Si la crise a majoritairement dopé la consommation de tabac, pour une proportion non négligeable de fumeurs, elle a aussi constitué une opportunité : 16 à 20 % des fumeurs qui ont répondu aux enquêtes de Sciensano durant l’année écoulée ont déclaré avoir diminué, voire arrêté de fumer. "La peur de contracter une forme grave du Covid, et le fait que l’on porte davantage d’attention aux questions de santé de façon générale depuis la crise a encouragé certains. Pour les fumeurs ‘sociaux’, il y a eu moins de tentations. La situation a aussi incité à redécouvrir les promenades pour se détendre, à prendre de nouvelles habitudes."

Covid-19 : le tabac aggrave les risques

Le tabagisme - qui fait plus de 8 millions de victimes chaque année dans le monde - est connu pour être un facteur de risque de nombreuses infections respiratoires. Les fumeurs risquent aussi davantage de contracter des formes graves du Covid-19, ont conclu sans équivoque les experts de l’Organisation mondiale de la santé qui ont examiné de près l’ensemble des études scientifiques disponibles sur la question.

"Le tabagisme est aussi un important facteur de risque de maladies non transmissibles comme les maladies cardiovasculaires, le cancer, les affections respiratoires et le diabète, et les personnes souffrant de ces pathologies risquent davantage de faire une maladie grave si elles sont infectées par le Covid ", poursuit l’OMS. Ces faits n’ont toutefois pas découragé les cigarettiers de surfer sur les vagues de la pandémie pour lisser leur image, Philip Morris poussant le cynisme jusqu’à faire don de respirateurs aux hôpitaux grecs. "En décembre, American Tobacco avait même annoncé lancer des essais pour un vaccin à base de feuilles de tabac.
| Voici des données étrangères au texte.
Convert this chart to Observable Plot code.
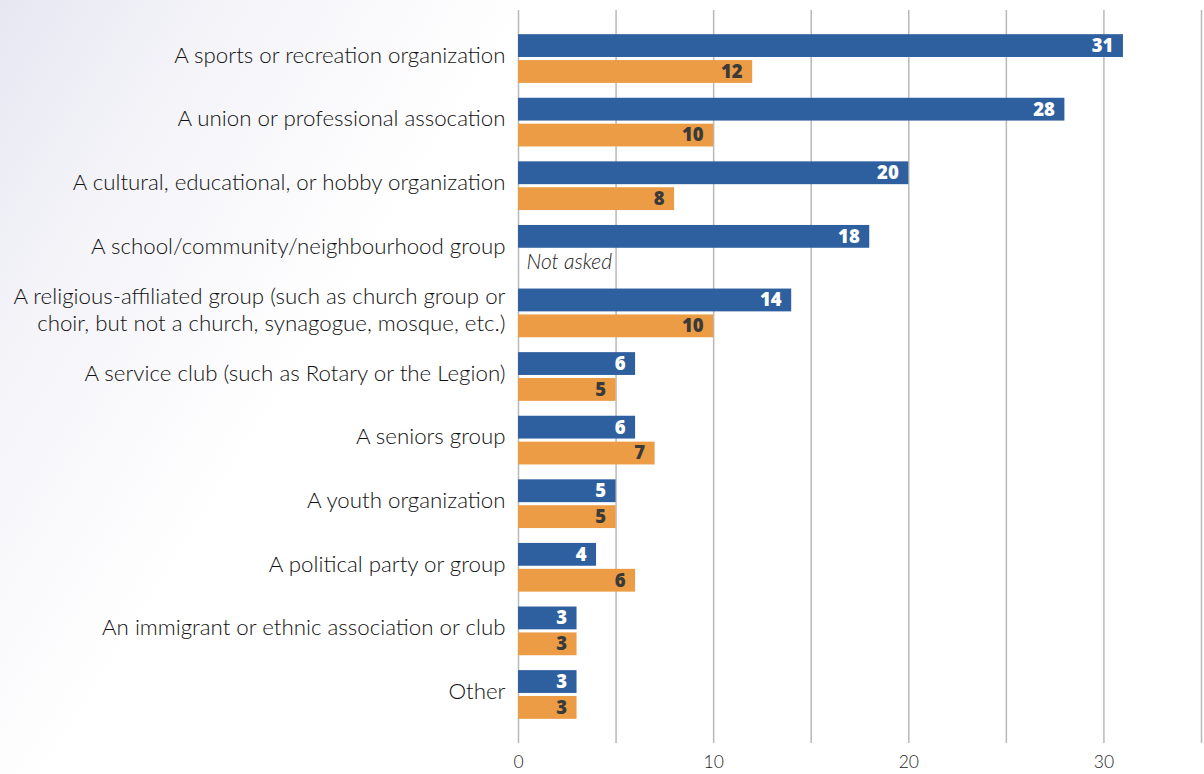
<!DOCTYPE html>
<html>
<head>
<meta charset="utf-8">
<script src="https://cdn.jsdelivr.net/npm/d3@7"></script>
<script src="https://cdn.jsdelivr.net/npm/@observablehq/plot@0.6"></script>
<style>
  html, body { margin: 0; padding: 0; }
  body {
    width: 1204px; height: 774px; overflow: hidden;
    background: linear-gradient(122deg, #e7e7f2 0%, #f4f4f9 14%, #ffffff 32%);
  }
  svg { background: transparent !important; display: block; }
</style>
</head>
<body>
<div id="chart"></div>
<script>
const categories = [
  "A sports or recreation organization",
  "A union or professional assocation",
  "A cultural, educational, or hobby organization",
  "A school/community/neighbourhood group",
  "A religious-affiliated group (such as church group or\nchoir, but not a church, synagogue, mosque, etc.)",
  "A service club (such as Rotary or the Legion)",
  "A seniors group",
  "A youth organization",
  "A political party or group",
  "An immigrant or ethnic association or club",
  "Other"
];
const seriesNames = ["Survey A", "Survey B"];
const blueValues = [31, 28, 20, 18, 14, 6, 6, 5, 4, 3, 3];
const orangeValues = [12, 10, 8, null, 10, 5, 7, 5, 6, 3, 3];
const xTickLabels = [0, 10, 20, 30];
const gridValues = [0, 5, 10, 15, 20, 25, 30, 35];
const notAskedText = "Not asked";

const blueData = categories.map((c, i) => ({category: c, series: seriesNames[0], value: blueValues[i]}));
const orangeData = categories.map((c, i) => ({category: c, series: seriesNames[1], value: orangeValues[i]}));
const orangeAsked = orangeData.filter(d => d.value != null);
const orangeMissing = orangeData.filter(d => d.value == null);

const BLUE = "#2e5f9f";
const ORANGE = "#eb9c44";
const INSET = 25.9;
const OFF = 12.95;

const chart = Plot.plot({
  width: 1204,
  height: 774,
  marginLeft: 518,
  marginRight: 3,
  marginTop: 10,
  marginBottom: 31,
  style: {fontFamily: "Lato, sans-serif", background: "transparent"},
  x: {domain: [0, 35], axis: null, label: null},
  y: {domain: categories, type: "band", paddingInner: 0.234, paddingOuter: 0.38, round: false, axis: null, label: null},
  marks: [
    Plot.gridX(gridValues, {stroke: "#b9b9b9", strokeOpacity: 1, strokeWidth: 1.5}),
    Plot.barX(blueData, {x: "value", y: "category", fill: BLUE, insetBottom: INSET}),
    Plot.barX(orangeAsked, {x: "value", y: "category", fill: ORANGE, insetTop: INSET}),
    Plot.text(blueData, {x: "value", y: "category", text: d => String(d.value), textAnchor: "end", dx: -10, dy: -OFF,
      fill: "white", fontSize: 18.5, fontWeight: 800, fontFamily: "'Open Sans', sans-serif"}),
    Plot.text(orangeAsked, {x: "value", y: "category", text: d => String(d.value), textAnchor: "end", dx: -10, dy: OFF,
      fill: "#3a3a3a", fontSize: 18.5, fontWeight: 800, fontFamily: "'Open Sans', sans-serif"}),
    Plot.text(orangeMissing, {x: 0, y: "category", text: () => notAskedText, textAnchor: "start", dx: 8, dy: OFF,
      fill: "#1e1e1e", fontSize: 21, fontStyle: "italic", fontWeight: 300}),
    Plot.axisY({tickSize: 0, tickPadding: 13, dy: -5, fontSize: 22.3, fontWeight: 300, lineHeight: 1.22, fill: "#111", textAnchor: "end", label: null}),
    Plot.axisX(xTickLabels, {tickSize: 0, tickPadding: 12, fontSize: 17.5, fontWeight: 300, fill: "#222", tickFormat: d => String(d), label: null})
  ]
});
document.getElementById("chart").appendChild(chart);
</script>
</body>
</html>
Qui en entend encore parler ? ", ironise Suzanne Gabriels, experte à la Fondation contre le cancer.

En juillet dernier, une étude affirmant que le tabac aurait un effet protecteur contre le Covid a fait le buzz dans les médias. Depuis, l’European respiratory journal a retiré cette publication, suspectant des conflits d’intérêts entre les auteurs et l’industrie du tabac. Une enquête récemment publiée par le quotidien français Le Monde et l’ONG néerlandaise Investigtive desk, s’intéresse aux liens troubles entre les travaux sur les effets supposés protecteurs de la nicotine contre le covid et les cigarettiers. On y apprend, par exemple, que la Fondation pour un monde sans fumée a lancé un appel à projets portant sur un montant de 900.000 euros pour étudier cette hypothèse. Une fondation financée par … Philip Morris ! "D’abord, il faut rappeler que ce n’est pas le tabac qui aurait un effet protecteur. Il est avéré que fumer augmente les risques de se retrouver aux urgences si on attrape le Covid. Ces travaux portent sur un effet supposé protecteur de la nicotine prise toute seule et cette hypothèse n’a jamais été prouvée à ce jour", pointe Sophie Adam, attachée de presse pour la Fondation contre le cancer.